Before we could migrate anything, we needed a way to run both systems simultaneously. We implemented what we called "shadow mode": the new system would receive the same requests as the old one, process them, but not return results to customers. Instead, we logged the differences.

This sounds simple but took real effort. You need infrastructure for:

Duplicating traffic without adding latency to the main path
Comparing responses at scale (millions of comparisons per day)
Categorizing differences (bug vs. expected difference vs. data issue)
Dashboards to track progress

We caught a lot of bugs this way. The new system was returning slightly different data in edge cases. Some of these were bugs in the new code. Some were actually bugs in the old code that we'd been living with for years. We fixed both.

Phase 2: Feature gates everywhere

Every piece of new functionality was behind a feature gate. This let us:

Enable features for specific properties first (start with low-traffic ones)
Roll back instantly if something went wrong
Run A/B tests between old and new implementations
Enable features gradually across different brands

Feature gates added complexity to the code, but they were absolutely worth it. When you're dealing with millions of requests, "we'll just roll back the deploy" isn't good enough. You need finer control.

Phase 3: Traffic ramp-up

Once shadow mode showed the new system was producing correct results, we started actually using it. But not all at once.

Our ramp-up schedule looked roughly like this:

1% of traffic to new system, with automatic rollback if error rate spikes
5%, then 10%, monitoring for latency regression
25%, then 50%, watching business metrics (conversion rates, etc.)
75%, then 100%

At each stage, we waited until metrics stabilized before moving forward. Some stages took days. Some took weeks. You can't rush this part.

Phase 4: The chicken-and-egg problem

Here's where things got interesting. The legacy system had some data that the new system needed, but we couldn't get that data without the legacy system. Classic chicken-and-egg.

Specifically, we needed "controlled offer IDs" that LSCS generated. These IDs were used by downstream services. If we deprecated LSCS, we'd lose the ability to generate them. But we needed to deprecate LSCS to complete the migration.

The solution was finding another service (LCD, ListDescendantIdentifierMappings) that could provide the same IDs through a different path. This involved:

Discovering the service existed (not obvious in a large organization)
Understanding its API and data model
Building a gRPC integration
Validating the data matched what LSCS provided

Fun fact: during validation, we discovered that LCD's data was actually more accurate than LSCS in some cases. We found 24 vacation rental properties with incorrect inventory IDs in the legacy system. The migration made things better, not just equivalent.

What We Monitored

Monitoring was critical. Here's what we watched:

Technical metrics

Latency (p50, p95, p99) for both systems
Error rates by error type
Request volume (make sure traffic is actually flowing)
Cache hit rates
Downstream service health

Business metrics

Conversion rates (are people still booking?)
Search result quality
Page load times
Customer support tickets related to content

Diff metrics

Response differences between old and new systems
Categories of differences (known vs. unknown)
Trend over time (differences should decrease as we fix bugs)

Things That Went Wrong

Not everything was smooth. Some notable incidents:

The latency spike: When we hit 25% traffic, we saw latency increase. Turned out the new service was making more downstream calls than expected. We had to optimize the batch endpoint to fetch property and host data in parallel.

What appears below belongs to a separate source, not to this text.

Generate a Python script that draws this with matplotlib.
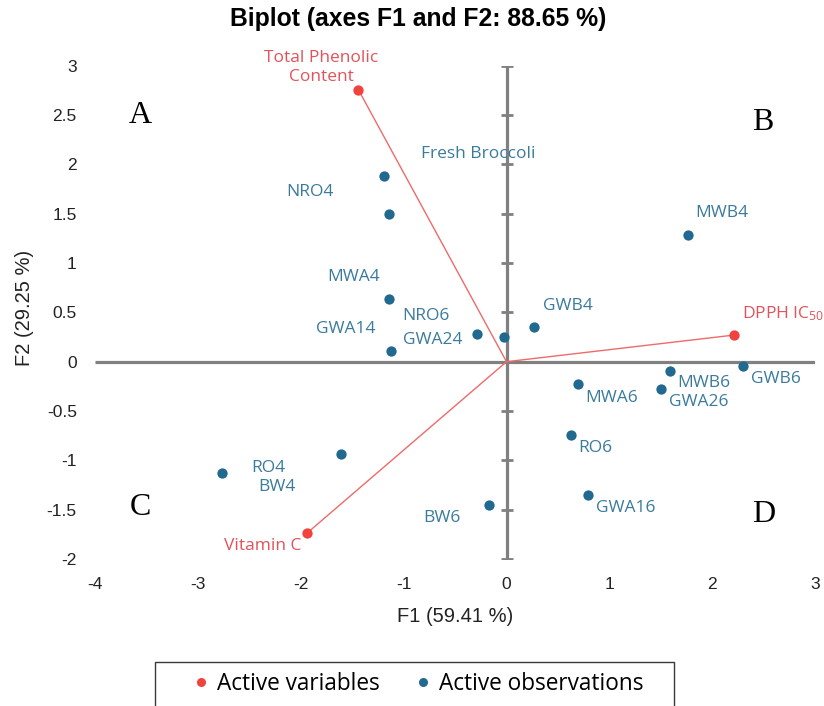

The logging bill: Our shadow mode logging was more verbose than anticipated. We were logging full responses for comparison, which added up fast. Eventually we had to be smarter about what we logged, which led to a broader effort to optimize our Splunk costs. (That's a whole other story that saved $114k annually.)

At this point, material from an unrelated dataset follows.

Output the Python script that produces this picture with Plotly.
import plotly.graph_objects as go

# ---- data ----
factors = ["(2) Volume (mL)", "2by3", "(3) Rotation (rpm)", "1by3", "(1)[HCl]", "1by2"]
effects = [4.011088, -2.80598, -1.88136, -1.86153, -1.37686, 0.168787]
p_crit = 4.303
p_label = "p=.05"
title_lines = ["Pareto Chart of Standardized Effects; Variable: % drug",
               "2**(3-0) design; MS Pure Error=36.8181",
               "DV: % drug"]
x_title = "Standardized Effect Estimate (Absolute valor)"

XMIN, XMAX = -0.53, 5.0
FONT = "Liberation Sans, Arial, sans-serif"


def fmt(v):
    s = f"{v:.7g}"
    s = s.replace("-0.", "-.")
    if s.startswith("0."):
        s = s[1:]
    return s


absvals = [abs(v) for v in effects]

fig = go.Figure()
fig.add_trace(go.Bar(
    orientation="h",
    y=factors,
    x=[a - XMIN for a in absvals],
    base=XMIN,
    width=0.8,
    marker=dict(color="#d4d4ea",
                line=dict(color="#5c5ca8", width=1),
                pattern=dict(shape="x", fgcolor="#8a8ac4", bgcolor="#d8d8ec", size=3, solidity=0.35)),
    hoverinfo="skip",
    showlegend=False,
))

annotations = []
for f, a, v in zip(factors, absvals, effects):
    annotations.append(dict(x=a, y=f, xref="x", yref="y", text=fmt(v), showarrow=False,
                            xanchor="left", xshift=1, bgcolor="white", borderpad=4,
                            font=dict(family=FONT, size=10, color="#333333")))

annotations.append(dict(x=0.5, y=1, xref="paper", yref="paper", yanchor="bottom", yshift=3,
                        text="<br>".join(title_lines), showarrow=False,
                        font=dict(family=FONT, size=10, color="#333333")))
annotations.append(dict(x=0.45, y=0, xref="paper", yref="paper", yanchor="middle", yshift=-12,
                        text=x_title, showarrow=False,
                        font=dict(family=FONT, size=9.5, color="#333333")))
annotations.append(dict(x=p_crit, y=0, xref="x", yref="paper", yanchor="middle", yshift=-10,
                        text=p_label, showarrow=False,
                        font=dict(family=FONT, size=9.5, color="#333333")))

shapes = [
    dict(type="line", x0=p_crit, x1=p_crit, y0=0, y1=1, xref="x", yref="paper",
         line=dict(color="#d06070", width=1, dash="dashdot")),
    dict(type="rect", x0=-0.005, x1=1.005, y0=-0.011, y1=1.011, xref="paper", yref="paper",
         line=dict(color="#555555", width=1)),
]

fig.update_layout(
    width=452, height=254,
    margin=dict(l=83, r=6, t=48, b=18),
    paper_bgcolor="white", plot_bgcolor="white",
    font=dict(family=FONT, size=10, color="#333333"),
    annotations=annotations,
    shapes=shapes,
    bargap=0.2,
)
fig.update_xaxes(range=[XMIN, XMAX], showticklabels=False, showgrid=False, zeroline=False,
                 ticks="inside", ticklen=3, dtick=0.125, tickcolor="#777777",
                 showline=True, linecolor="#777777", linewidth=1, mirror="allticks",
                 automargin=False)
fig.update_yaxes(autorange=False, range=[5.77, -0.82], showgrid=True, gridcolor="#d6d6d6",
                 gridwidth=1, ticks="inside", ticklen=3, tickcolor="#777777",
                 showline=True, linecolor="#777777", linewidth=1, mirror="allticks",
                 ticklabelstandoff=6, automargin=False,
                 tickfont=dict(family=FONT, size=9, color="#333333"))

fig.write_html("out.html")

The timezone bug: Dates were being interpreted differently between the two systems. This only showed up for properties in certain timezones and only for bookings near midnight. Classic edge case that you only find at scale.

Lessons Learned

Start with observability

Before you migrate anything, make sure you can see what's happening. We spent significant effort on dashboards and alerting before writing any migration code. This paid off many times over.

Small batches beat big bang

Every time we tried to do too much at once, we regretted it. Small, incremental changes are easier to debug, easier to roll back, and less scary for everyone involved.

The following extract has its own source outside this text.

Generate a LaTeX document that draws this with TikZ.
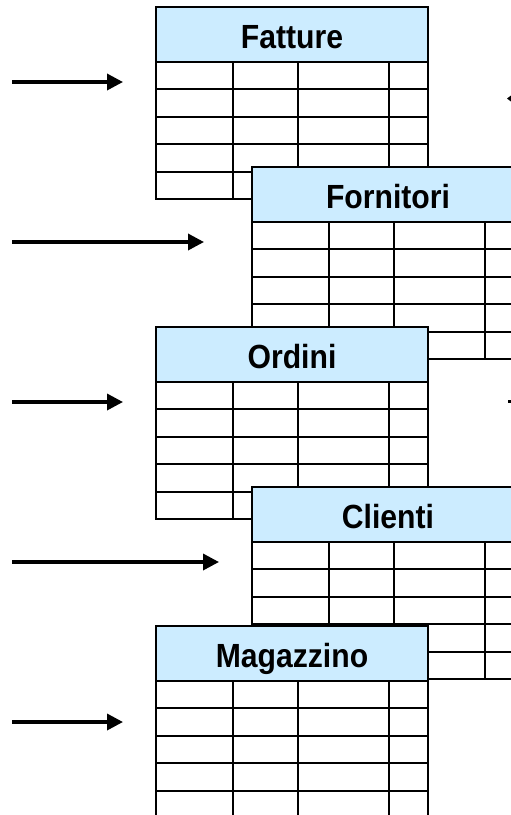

Business metrics matter more than technical metrics

At the end of the day, it doesn't matter if your p99 latency is 5ms faster if conversions are down. Keep business metrics in view throughout the migration.

Documentation is not optional

We documented every decision, every rollback, every bug we found. This was invaluable when onboarding new team members mid-migration and when we needed to explain decisions to stakeholders.

Celebrate milestones

Migrations are long. It's easy to lose morale when you're months in and still not done. We made a point to acknowledge when we hit 25%, 50%, 75%. Small celebrations keep the team motivated.

The Result

We completed the migration. The old service is deprecated. The new architecture is running in production, handling millions of requests daily. Customers didn't notice anything changed, which was exactly the goal.

The new system is easier to maintain, easier to extend, and fits better with our overall architecture. Was it worth the effort? I think so. But ask me again in a year when we've had time to actually build new features on the improved foundation.

If you're about to embark on a large migration: good luck. It's hard, but it's doable. Take it slow, measure everything, and don't skip the shadow mode phase. Your future self will thank you.